Cover Story

Old School

by Dege Legg

Decades before the X Games, Lafayette’s skaters had their own twisted history. This is their story, in their own words.

Shannon May skates downtown Lafayette in 2008

photo by Larry Blossom

Skateboarding began as a novelty fad. In the 1950s, kids were just attempting to emulate surfers. But by the 1970s, skateboarding exploded on a national level with the invention of the urethane wheel. That one development, by virtue of “cushioning the ride,” brought forth the vertigo spectacle of “vert (vertical) skating” on homemade ramps and drained swimming pools. Magazines, Hollywood, and even Wide World of Sports sought to capitalize on skateboarding at the height of its popularity.

Far from the spotlight of fame and sponsorships, an idiosyncratic group of Lafayette skaters — a couple dozen or so — distinguished themselves not so much by how famous they became but by their skill, ingenuity, and determination. They kept a regionally unpopular sport alive in a place where traditional sports like hunting and fishing tended to dominate a hefty portion of the cultural landscape.
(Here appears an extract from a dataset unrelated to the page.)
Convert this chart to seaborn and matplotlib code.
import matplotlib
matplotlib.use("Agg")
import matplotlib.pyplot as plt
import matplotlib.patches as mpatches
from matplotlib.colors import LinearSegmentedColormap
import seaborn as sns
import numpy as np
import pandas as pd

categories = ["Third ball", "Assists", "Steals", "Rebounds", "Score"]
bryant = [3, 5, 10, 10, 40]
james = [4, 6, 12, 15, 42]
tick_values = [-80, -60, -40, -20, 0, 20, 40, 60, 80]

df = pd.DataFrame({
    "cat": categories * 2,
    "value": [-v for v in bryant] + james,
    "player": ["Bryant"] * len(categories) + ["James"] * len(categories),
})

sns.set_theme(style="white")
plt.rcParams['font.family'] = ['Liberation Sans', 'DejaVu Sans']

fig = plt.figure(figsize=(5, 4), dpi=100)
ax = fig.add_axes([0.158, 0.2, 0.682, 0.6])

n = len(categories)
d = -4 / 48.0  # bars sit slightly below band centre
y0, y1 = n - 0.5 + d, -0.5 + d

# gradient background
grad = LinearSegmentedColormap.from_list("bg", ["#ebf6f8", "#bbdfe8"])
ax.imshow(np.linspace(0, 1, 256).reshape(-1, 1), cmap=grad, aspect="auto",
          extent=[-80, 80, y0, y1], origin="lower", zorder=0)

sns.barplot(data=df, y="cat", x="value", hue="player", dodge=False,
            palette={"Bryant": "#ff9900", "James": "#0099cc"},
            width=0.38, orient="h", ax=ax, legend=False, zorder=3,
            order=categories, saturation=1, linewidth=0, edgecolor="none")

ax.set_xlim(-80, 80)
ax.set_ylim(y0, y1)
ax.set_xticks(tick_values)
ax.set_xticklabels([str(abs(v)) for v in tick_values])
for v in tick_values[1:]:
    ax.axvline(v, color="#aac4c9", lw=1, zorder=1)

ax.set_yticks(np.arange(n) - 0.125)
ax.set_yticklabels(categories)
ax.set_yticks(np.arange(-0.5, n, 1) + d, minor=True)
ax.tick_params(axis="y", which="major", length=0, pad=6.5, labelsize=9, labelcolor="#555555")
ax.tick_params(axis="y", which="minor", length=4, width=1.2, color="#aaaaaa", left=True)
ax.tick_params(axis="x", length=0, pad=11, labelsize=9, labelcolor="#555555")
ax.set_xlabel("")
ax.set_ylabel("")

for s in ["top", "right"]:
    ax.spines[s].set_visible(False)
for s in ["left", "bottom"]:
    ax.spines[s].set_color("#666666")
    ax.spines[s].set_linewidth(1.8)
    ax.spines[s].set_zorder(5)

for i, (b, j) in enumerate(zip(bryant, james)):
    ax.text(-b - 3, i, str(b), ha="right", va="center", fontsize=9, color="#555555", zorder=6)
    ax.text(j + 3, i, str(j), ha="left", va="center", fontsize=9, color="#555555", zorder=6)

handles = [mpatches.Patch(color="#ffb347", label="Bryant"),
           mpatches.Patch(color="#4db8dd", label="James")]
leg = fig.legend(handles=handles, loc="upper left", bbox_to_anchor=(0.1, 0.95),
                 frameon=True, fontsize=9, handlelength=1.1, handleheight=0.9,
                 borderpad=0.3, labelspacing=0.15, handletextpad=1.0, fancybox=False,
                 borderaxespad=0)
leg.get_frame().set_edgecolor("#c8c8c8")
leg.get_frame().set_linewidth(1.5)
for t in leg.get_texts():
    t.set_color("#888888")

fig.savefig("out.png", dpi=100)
Skating’s now a multi-million dollar industry influencing everything from footwear to the music industry, making it hard to comprehend the dedication with which this group sacrificed its time and bodies simply for a collective love of the sport. Per capita, it’s said that Acadiana produced some of the greatest unrecognized skateboarders in the country, specifically during times when the sport waned in popularity and the media had moved on to the next big thing. Like forgotten pioneers on a seemingly nonsensical path, they forged on.

Now in their 30s and 40s, many of these same skaters are still around — working, raising families, and yes, skateboarding.

In the Beginning: the ’70s
**
Vance Carlin, 48:** I started skating in 1969 on a carpeted 2 x 4 with steel wheels off a roller skate. All I did was chase pools, parks and ramps. I went to Acadiana High. I didn’t last long there. It was all cowboys. I had six counts of grand theft auto by the time I was 17.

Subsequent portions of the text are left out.